从大往小枚举 LCP 的长度 \(0\leq i \leq n\) 。若 LCP 的长度严格为 \(i-1\) ，则 \(x=I_j,j<i\) 必须选，\(x< I_i,x\notin I\) 和 \(I_i\) 都不能选，\(x>I_i\) 可选可不选。这可以用意大利面法算出方案数 \(t\) 。如果 \(k \geq t\) ，就给 \(k\) 减去 \(t-1\) （因为「只选当前前缀」这种方案不比 \(I\) 的字典序大）。否则，说明 \(p=i-1\) 。

好了，那么剩下的问题就是如何在规定了某些点必须选，某些点不能选，某些点可选可不选的情况下动态维护独立集的方案数，也就是上面说的意大利面法。当然，这个方法跟意大利面没有任何关系，我只是随口说了一个名字。

如果参加过 NOIP2018 或者看过【知识总结】动态 DP ，一定能发现这是一个赤裸裸的动态 DP —— 严谨地说，这是一个计数问题而不是 DP ，但这也使得它使用的是原始的关于加法和乘法的矩阵乘法，而不是动态 DP 中魔改过的关于取最值和加法的矩阵乘法。当然，定义的问题并不影响照 sys 画嘴子照葫芦画瓢地解决这个问题：设 \(f_{u,0/1}\) 表示当 \(u\) 没选 / 选了时子树中的方案数，\(g_{u,0/1}\) 表示\(u\) 没选 / 选了且不考虑 \(u\) 的重儿子（设为 \(v\) ）时的方案数。那么就有：

\[\begin{bmatrix}
g_{u,0},g_{u,0}\\
g_{u,1},0\\
\end{bmatrix}
\begin{bmatrix}
f_{v,0}\\
f_{v,1}
\end{bmatrix}=
\begin{bmatrix}
f_{u,0}\\f_{u,1}\end{bmatrix}\]

和动态 DP 类似，先树链剖分，用线段树维护重链上矩阵的乘积，修改时用链首的 \(f\) （也就是整条重链的矩阵的乘积）去更新链首父亲的 \(g\) 。

还存在一个问题：独立集方案数可能非常多，long long 存不下。如果方案数大于 \(k\) ，就不需要知道它的确切值，所以可以直接在计算时对一个大数（如 \(2\times10^{18}\) ）取 \(\min\) 。但在这种情况下，由于过大的数没有记录准确值，所以不能通过减去旧贡献、加上新贡献来更新链首父亲的 \(g\) 。考虑 \(g\) 是怎么算的。

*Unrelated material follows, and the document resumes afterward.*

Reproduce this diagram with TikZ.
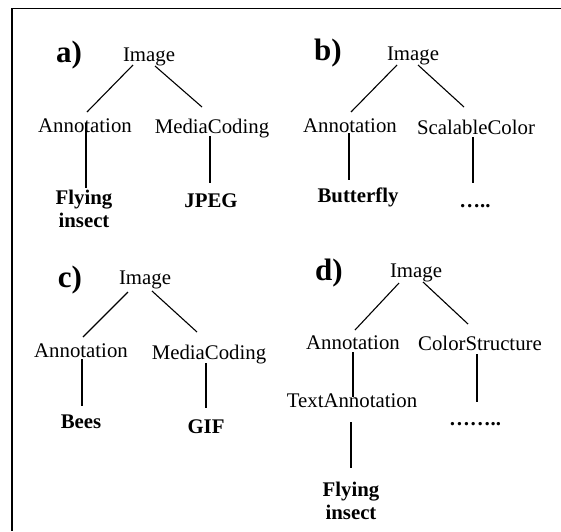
\documentclass[tikz,border=0pt]{standalone}
\usepackage{fontspec}
\setmainfont{Liberation Serif}
\begin{document}
\begin{tikzpicture}[x=1pt,y=-1pt,
  every node/.style={inner sep=0pt,outer sep=0pt,anchor=base},
  term/.style={font=\fontsize{20.8}{23}\selectfont},
  leaf/.style={font=\fontsize{20.8}{23}\selectfont\bfseries,align=center},
  tag/.style={font=\fontsize{31}{34}\selectfont\bfseries},
  edge/.style={line width=1.1pt},
  frameline/.style={line width=1.8pt}]
\useasboundingbox (0,0) rectangle (561,531);

% open frame: top and left rules
\coordinate (fTL) at (12,8.5);
\coordinate (fTR) at (561,8.5);
\coordinate (fBL) at (12,531);
\draw[frameline] (fTR) -- (fTL) -- (fBL);

% ---------- a) ----------
\node[tag]  (labA) at (69,62)  {a)};
\node[term] (imgA) at (149,61) {Image};
\node[term] (annA) at (85,132) {Annotation};
\node[term] (medA) at (212,133) {MediaCoding};
% two-line leaves are anchored at the baseline of their last line
\node[leaf] (flyA) at (84,227) {Flying\\insect};
\node[leaf] (jpgA) at (211,207) {JPEG};
\draw[edge] ([shift={(-16,4)}]imgA.base) -- ([shift={(2,-20)}]annA.base);
\draw[edge] ([shift={(6,5)}]imgA.base) -- ([shift={(-10,-26)}]medA.base);
\draw[edge] ([shift={(1,-9)}]annA.base) -- ([shift={(2,-39)}]flyA.base);
\draw[edge] ([shift={(-2,3)}]medA.base) -- ([shift={(-1,-24)}]jpgA.base);

% ---------- b) ----------
\node[tag]  (labB) at (328,60)  {b)};
\node[term] (imgB) at (413,60) {Image};
\node[term] (annB) at (350,132) {Annotation};
\node[term] (scB)  at (476,134) {ScalableColor};
\node[leaf] (butB) at (358,202) {Butterfly};
\node[leaf] (dotB) at (475,207) {…..};
\draw[edge] ([shift={(-16,5)}]imgB.base) -- ([shift={(1,-20)}]annB.base);
\draw[edge] ([shift={(5,5)}]imgB.base) -- ([shift={(-12,-27)}]scB.base);
\draw[edge] ([shift={(-1,1)}]annB.base) -- ([shift={(-9,-22)}]butB.base);
\draw[edge] ([shift={(-3,3)}]scB.base) -- ([shift={(-2,-24)}]dotB.base);

% ---------- c) ----------
\node[tag]  (labC) at (70,287)  {c)};
\node[term] (imgC) at (145,284) {Image};
\node[term] (annC) at (81,357) {Annotation};
\node[term] (medC) at (209,359) {MediaCoding};
\node[leaf] (beeC) at (81,428) {Bees};
\node[leaf] (gifC) at (206,433) {GIF};
\draw[edge] ([shift={(-17,8)}]imgC.base) -- ([shift={(2,-20)}]annC.base);
\draw[edge] ([shift={(7,7)}]imgC.base) -- ([shift={(-12,-27)}]medC.base);
\draw[edge] ([shift={(1,2)}]annC.base) -- ([shift={(1,-22)}]beeC.base);
\draw[edge] ([shift={(-3,4)}]medC.base) -- ([shift={(0,-25)}]gifC.base);

% ---------- d) ----------
\node[tag]  (labD) at (329,280)  {d)};
\node[term] (imgD) at (416,277) {Image};
\node[term] (annD) at (353,349) {Annotation};
\node[term] (csD)  at (480,350) {ColorStructure};
\node[term] (taD)  at (352,407) {TextAnnotation};
\node[leaf] (dotD) at (475,425) {……..};
\node[leaf] (flyD) at (351,519) {Flying\\insect};
\draw[edge] ([shift={(-17,6)}]imgD.base) -- ([shift={(2,-19)}]annD.base);
\draw[edge] ([shift={(7,5)}]imgD.base) -- ([shift={(-12,-26)}]csD.base);
\draw[edge] ([shift={(0,3)}]annD.base) -- ([shift={(1,-10)}]taD.base);
\draw[edge] ([shift={(-3,4)}]csD.base) -- ([shift={(2,-23)}]dotD.base);
\draw[edge] ([shift={(-1,15)}]taD.base) -- ([shift={(0,-51)}]flyD.base);
\end{tikzpicture}
\end{document}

设 \(v\) 是 \(u\) 的轻儿子：

\[g_{u,1}=\begin{cases}\begin{aligned}&\prod f_{v,0}\ \ &u\ 可以选 \\ &0\ &u\ 不能选\end{aligned}\end{cases}
\]

\[g_{u,0}=\begin{cases}\begin{aligned}&\prod (f_{v,0}+f_{v,1})\ \ &u\ 可以不选 \\ &0\ &u\ 必须选\end{aligned}\end{cases}
\]

给每个结点开一棵线段树，在上面维护所有轻儿子的 \((f_{v,0}+f_{v,1})\) 的乘积和 \(f_{v,0}\) 的乘积。更新 \(g\) 时先修改链首父亲的线段树，然后通过上述公式构造出 \(g\) 。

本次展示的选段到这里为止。